One of my friends who lives outside the US asked me yesterday if I'd mind downloading the Windows 2000 and Windows NT 4 services packs and critical updates and burning a CD for him. I already had some of them in my install directory, but I figured it made sense just to download everything in a batch to make sure I had the latest versions of everything. I was shocked by just how many critical updates and security updates there were. On the one hand, it's comforting that Microsoft stays on top of these problems. On the other, it's frightening just how many problems there are.

My gut reaction is that Windows NT4 with SP6a and the Rollup Security Patches is probably at the moment as secure or more so than Windows 2000. The problem with NT4 is that it is as of 1 October officially a dead product. Microsoft no longer supports it, and you can no longer buy the Workstation version (although the Server version and CALs will continue to be sold). I suspect that if a hideous security hole is exposed, Microsoft may provide a security patch for it. That would be the decent thing to do, particularly because so many people are still using NT4. But, having declared NT4 obsolete, Microsoft is unlikely to devote many resources to patching it.

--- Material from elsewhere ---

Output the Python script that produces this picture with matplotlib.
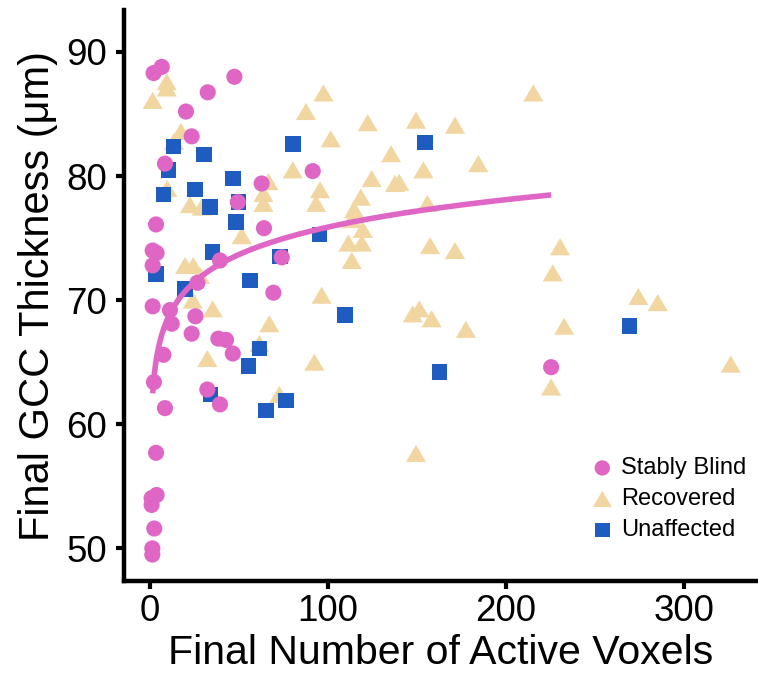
import numpy as np
import matplotlib
matplotlib.use("Agg")
import matplotlib.pyplot as plt

plt.rcParams['font.family'] = ['Liberation Sans', 'DejaVu Sans']

# Stably Blind
blind_x = [2.0, 6.6, 47.4, 32.4, 20.2, 23.4, 8.4, 91.4, 62.7, 49.3, 3.4, 64.0,
           1.5, 3.7, 1.5, 74.0, 39.3, 26.6, 69.3, 1.5, 11.2, 12.2, 25.5, 23.4,
           38.4, 42.7, 46.5, 7.5, 2.2, 32.2, 39.3, 8.4, 3.4, 3.7, 0.9, 0.9,
           2.4, 1.3, 1.3, 225.3]
blind_y = [88.3, 88.8, 88.0, 86.75, 85.2, 83.2, 81.0, 80.4, 79.4, 77.9, 76.1, 75.8,
           74.0, 73.8, 72.8, 73.45, 73.2, 71.4, 70.6, 69.5, 69.2, 68.1, 68.7, 67.3,
           66.9, 66.8, 65.7, 65.6, 63.4, 62.8, 61.6, 61.3, 57.7, 54.3, 54.05, 53.5,
           51.6, 50.0, 49.5, 64.6]

# Recovered
recov_x = [9.4, 9.4, 1.5, 17.4, 13.5, 80.2, 9.7, 66.5, 63.7, 63.7, 22.5, 29.0,
           95.5, 93.3, 51.5, 97.4, 87.6, 122.3, 149.4, 171.3, 101.5, 135.4, 153.6,
           184.4, 124.5, 137.6, 140.0, 118.4, 114.6, 113.3, 155.8, 119.5, 111.4,
           119.0, 113.3, 157.3, 171.3, 96.4, 147.6, 151.3, 158.2, 177.4, 92.3,
           149.4, 215.3, 230.3, 226.2, 274.3, 285.2, 232.6, 326.2, 225.3,
           19.7, 24.3, 28.1, 24.0, 35.2, 67.0, 61.4, 32.2, 72.6]
recov_y = [87.6, 87.1, 86.1, 83.6, 82.8, 80.5, 79.0, 79.55, 78.6, 77.8, 77.7, 77.5,
           78.9, 77.8, 75.2, 86.7, 85.2, 84.3, 84.5, 84.1, 83.0, 81.8, 80.5,
           81.0, 79.8, 79.4, 79.5, 78.3, 77.3, 76.5, 77.8, 75.7, 74.6,
           74.6, 73.2, 74.4, 74.0, 70.4, 68.9, 69.3, 68.5, 67.65, 65.0,
           57.65, 86.7, 74.3, 72.2, 70.3, 69.8, 67.9, 64.85, 63.0,
           72.8, 72.8, 72.0, 70.0, 69.3, 68.1, 66.5, 65.3, 62.4]

# Unaffected
unaff_x = [13.1, 30.3, 80.2, 10.3, 46.5, 25.3, 7.5, 33.7, 49.6, 48.3, 35.2, 3.4,
           73.0, 19.7, 56.2, 61.4, 55.2, 34.1, 76.4, 65.2, 95.1, 154.5, 109.6,
           162.5, 269.3]
unaff_y = [82.4, 81.75, 82.6, 80.5, 79.8, 78.9, 78.5, 77.5, 77.9, 76.3, 73.9, 72.1,
           73.5, 70.9, 71.6, 66.1, 64.7, 62.4, 61.9, 61.1, 75.3, 82.7, 68.8,
           64.2, 67.9]

# logarithmic fit: y = a + b*ln(x)
fit_a = 61.2
fit_b = 3.19
fit_range = (1.5, 225.3)

pink = '#E066C6'
tan = '#F2D6A2'
blue = '#1F5CBF'

tri = [(-1, -0.85), (1, -0.85), (0, 0.85)]

fig = plt.figure(figsize=(7.58, 6.73), dpi=100)
ax = fig.add_axes([0.1636, 0.1367, 0.8364, 0.8484])

ax.scatter(blind_x, blind_y, s=135, marker='o', color=pink, edgecolors='none',
           label='Stably Blind', zorder=3)
ax.scatter(recov_x, recov_y, s=210, marker=tri, color=tan, edgecolors='none',
           label='Recovered', zorder=2)
ax.scatter(unaff_x, unaff_y, s=125, marker='s', color=blue, edgecolors='none',
           label='Unaffected', zorder=2)

fx = np.linspace(fit_range[0], fit_range[1], 400)
ax.plot(fx, fit_a + fit_b * np.log(fx), color=pink, linewidth=4, zorder=4,
        solid_capstyle='butt')

ax.set_xlim(-14.6, 341.5)
ax.set_ylim(47.37, 93.38)
ax.set_xticks([0, 100, 200, 300])
ax.set_yticks([50, 60, 70, 80, 90])

for side in ['top', 'right']:
    ax.spines[side].set_visible(False)
for side in ['left', 'bottom']:
    ax.spines[side].set_linewidth(3.2)
ax.tick_params(width=3, length=6, labelsize=26.5, pad=3, colors='black')
ax.tick_params(axis='y', pad=6)

ax.set_xlabel('Final Number of Active Voxels', fontsize=29.5, labelpad=4)
ax.set_ylabel('Final GCC Thickness (μm)', fontsize=30, labelpad=6)

leg = ax.legend(loc='lower left', bbox_to_anchor=(0.779, 0.196),
                bbox_transform=fig.transFigure, frameon=False,
                fontsize=17, handlelength=1.0, handletextpad=0.3,
                labelspacing=0.38, markerscale=0.95, borderaxespad=0,
                borderpad=0)

plt.savefig('out.png', dpi=100)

That gives me the same problem many administrators now face. Do we keep using NT4, watching it gradually age into complete obsoleteness, or do we use a later version? I'm inclined to continue using NT4 on servers, at least for now. They aren't exposed to public view, and they do the same job they always did. For that matter, I could probably run NetWare 3.12 servers without any problem. As far as desktops, I think I'm going to standardize on Windows 2000, which is itself an endangered version of the OS. But using Windows 2000 on our desktops should buy us at least a couple years' grace, by which time Linux should be completely viable as a desktop OS for us.